Carbon Trends (Oct 2021)
Evaluating gas permeance through graphene nanopores and porous 2D-membranes: A generalized approach
Abstract
Porous graphene and 2D-membranes are known for favorable nanofluidic properties, such as high gas permeability and selectivity, depending on energy barrier for the molecule translocated through the nanopore. Despite the immense demand for proper theoretical description of gas flow through nanopores, a formalism including the energy barrier and steric effects to translocation remains conspicuously absent. Here, using both analytical and first-principles calculations, we study the permeance properties of porous 2D membranes. In particular, we develop the general equation for the permeance (and selectivity) of gases through circular nanopores, including both energy barrier and additional steric effects.
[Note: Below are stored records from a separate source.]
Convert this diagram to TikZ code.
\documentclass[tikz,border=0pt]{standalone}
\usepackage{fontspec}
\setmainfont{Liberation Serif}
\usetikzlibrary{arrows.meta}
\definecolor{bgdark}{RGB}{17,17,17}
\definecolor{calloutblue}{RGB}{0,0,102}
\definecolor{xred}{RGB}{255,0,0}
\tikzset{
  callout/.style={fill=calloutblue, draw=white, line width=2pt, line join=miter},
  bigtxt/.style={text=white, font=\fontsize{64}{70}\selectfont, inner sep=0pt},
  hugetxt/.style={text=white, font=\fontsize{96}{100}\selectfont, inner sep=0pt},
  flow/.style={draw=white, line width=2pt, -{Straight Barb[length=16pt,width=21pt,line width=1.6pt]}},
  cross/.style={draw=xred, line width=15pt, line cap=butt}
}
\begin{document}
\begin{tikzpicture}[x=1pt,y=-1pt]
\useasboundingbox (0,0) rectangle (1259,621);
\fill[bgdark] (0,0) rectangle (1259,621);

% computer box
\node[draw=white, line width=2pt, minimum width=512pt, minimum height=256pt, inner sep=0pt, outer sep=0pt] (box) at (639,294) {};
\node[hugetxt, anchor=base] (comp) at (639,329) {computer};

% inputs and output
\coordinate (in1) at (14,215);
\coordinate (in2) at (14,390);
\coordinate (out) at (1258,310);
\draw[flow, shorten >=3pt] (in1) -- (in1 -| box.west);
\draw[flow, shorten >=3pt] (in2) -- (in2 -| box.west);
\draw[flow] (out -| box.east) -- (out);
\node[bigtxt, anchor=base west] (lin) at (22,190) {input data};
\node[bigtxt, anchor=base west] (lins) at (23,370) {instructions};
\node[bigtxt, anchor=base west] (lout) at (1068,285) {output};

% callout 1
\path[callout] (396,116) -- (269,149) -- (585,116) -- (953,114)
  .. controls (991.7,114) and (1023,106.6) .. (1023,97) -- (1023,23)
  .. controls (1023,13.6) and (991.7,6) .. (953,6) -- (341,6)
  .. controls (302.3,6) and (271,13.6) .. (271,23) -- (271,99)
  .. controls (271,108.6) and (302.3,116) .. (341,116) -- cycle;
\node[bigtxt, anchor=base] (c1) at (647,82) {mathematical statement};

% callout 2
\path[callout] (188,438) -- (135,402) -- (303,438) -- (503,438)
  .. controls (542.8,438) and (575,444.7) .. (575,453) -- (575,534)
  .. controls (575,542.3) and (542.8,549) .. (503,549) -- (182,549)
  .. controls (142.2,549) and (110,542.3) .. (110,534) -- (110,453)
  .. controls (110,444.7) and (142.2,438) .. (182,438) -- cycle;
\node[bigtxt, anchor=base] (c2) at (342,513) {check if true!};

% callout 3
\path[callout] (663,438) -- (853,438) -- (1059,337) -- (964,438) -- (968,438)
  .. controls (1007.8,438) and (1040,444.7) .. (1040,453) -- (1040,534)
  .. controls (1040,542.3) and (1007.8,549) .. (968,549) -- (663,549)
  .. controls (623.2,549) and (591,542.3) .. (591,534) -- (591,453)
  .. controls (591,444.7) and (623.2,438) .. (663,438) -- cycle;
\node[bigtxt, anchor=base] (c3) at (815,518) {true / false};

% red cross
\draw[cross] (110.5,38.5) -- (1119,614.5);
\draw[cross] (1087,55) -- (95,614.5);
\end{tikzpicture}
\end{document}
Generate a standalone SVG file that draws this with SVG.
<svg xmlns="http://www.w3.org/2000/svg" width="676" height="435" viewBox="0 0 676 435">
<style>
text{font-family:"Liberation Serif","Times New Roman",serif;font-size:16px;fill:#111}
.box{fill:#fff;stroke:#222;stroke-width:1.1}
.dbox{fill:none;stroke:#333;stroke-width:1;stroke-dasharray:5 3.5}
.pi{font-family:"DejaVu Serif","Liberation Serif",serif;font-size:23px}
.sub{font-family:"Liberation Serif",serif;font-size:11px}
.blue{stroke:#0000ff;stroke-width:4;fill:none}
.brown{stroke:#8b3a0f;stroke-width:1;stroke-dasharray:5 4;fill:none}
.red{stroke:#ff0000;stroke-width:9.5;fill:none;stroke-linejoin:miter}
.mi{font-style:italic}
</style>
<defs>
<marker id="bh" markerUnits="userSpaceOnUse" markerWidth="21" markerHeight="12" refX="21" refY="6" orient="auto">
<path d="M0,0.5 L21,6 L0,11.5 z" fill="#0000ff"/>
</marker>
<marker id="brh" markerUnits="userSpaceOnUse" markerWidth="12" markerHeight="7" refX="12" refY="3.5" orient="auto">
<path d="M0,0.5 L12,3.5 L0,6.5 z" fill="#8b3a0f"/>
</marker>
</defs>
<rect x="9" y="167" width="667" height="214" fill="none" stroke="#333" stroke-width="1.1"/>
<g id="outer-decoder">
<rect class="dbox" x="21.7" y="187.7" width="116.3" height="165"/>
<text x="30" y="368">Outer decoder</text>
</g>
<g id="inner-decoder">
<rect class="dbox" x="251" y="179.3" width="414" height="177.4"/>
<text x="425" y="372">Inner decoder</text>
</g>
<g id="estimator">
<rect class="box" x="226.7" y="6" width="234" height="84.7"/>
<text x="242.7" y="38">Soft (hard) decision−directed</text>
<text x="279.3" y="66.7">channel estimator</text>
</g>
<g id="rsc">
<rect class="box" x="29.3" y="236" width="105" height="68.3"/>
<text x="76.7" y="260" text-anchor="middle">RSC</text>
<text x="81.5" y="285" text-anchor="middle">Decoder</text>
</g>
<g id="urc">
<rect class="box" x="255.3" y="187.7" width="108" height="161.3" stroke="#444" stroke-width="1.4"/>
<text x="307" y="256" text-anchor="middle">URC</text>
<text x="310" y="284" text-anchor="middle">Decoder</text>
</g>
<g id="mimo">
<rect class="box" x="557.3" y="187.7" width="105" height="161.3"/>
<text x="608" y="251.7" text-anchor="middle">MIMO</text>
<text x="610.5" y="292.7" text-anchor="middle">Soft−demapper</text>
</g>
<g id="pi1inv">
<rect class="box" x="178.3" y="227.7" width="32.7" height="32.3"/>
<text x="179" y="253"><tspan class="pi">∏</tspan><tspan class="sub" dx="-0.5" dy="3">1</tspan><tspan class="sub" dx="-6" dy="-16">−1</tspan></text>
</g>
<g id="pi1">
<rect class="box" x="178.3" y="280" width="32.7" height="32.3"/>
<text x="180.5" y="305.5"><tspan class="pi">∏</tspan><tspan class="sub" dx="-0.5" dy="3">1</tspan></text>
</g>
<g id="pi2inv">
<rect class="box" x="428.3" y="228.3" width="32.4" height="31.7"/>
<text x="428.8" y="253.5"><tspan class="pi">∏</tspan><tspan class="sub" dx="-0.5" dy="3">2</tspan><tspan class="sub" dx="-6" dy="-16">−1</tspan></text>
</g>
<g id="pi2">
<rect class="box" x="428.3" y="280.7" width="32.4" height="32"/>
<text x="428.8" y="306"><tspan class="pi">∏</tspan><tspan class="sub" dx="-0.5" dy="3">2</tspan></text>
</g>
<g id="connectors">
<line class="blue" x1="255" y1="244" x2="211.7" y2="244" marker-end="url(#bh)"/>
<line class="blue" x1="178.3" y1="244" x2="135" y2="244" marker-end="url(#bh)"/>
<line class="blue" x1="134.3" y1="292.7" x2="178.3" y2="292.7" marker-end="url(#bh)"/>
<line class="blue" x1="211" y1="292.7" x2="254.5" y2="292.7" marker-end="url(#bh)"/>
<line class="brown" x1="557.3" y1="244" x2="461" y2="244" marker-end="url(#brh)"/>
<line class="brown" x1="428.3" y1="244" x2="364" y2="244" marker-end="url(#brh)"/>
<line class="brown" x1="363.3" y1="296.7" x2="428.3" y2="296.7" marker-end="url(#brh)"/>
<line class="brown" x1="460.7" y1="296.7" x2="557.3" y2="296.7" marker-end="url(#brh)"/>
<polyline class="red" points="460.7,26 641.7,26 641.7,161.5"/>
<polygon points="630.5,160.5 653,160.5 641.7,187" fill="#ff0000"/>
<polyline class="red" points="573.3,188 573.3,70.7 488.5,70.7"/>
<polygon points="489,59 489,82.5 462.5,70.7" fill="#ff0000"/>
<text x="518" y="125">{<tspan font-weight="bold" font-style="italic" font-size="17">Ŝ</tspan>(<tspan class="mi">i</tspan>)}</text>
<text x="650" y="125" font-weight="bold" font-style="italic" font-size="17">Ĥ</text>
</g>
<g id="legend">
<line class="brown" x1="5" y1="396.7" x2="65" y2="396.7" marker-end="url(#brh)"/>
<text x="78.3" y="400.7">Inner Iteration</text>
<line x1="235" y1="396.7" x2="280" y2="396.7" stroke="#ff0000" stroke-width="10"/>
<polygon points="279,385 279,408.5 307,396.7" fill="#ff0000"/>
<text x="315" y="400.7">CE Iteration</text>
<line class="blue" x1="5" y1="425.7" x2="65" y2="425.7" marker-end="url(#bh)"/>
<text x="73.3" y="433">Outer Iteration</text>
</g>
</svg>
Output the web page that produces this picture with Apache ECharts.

Our theory captures sensitivity to the pore size, yields easy estimates for permeance through nanopores of less regular shape, and corroborates experimental findings. For completeness of the analysis, we disclose the importance of the energy barrier against surface diffusion of the permeance and report that e.g. the energy barrier against surface diffusion of He (CH4) through a pore with effective size 0.55 nm is 32 meV (114 meV), which is four times larger than the barrier predicted by the classical force fields. Presented upgrades of the long-standing gas flow theory are critical for further development of nano-patterned 2D membranes, as needed for emergent gas separation and purification technology.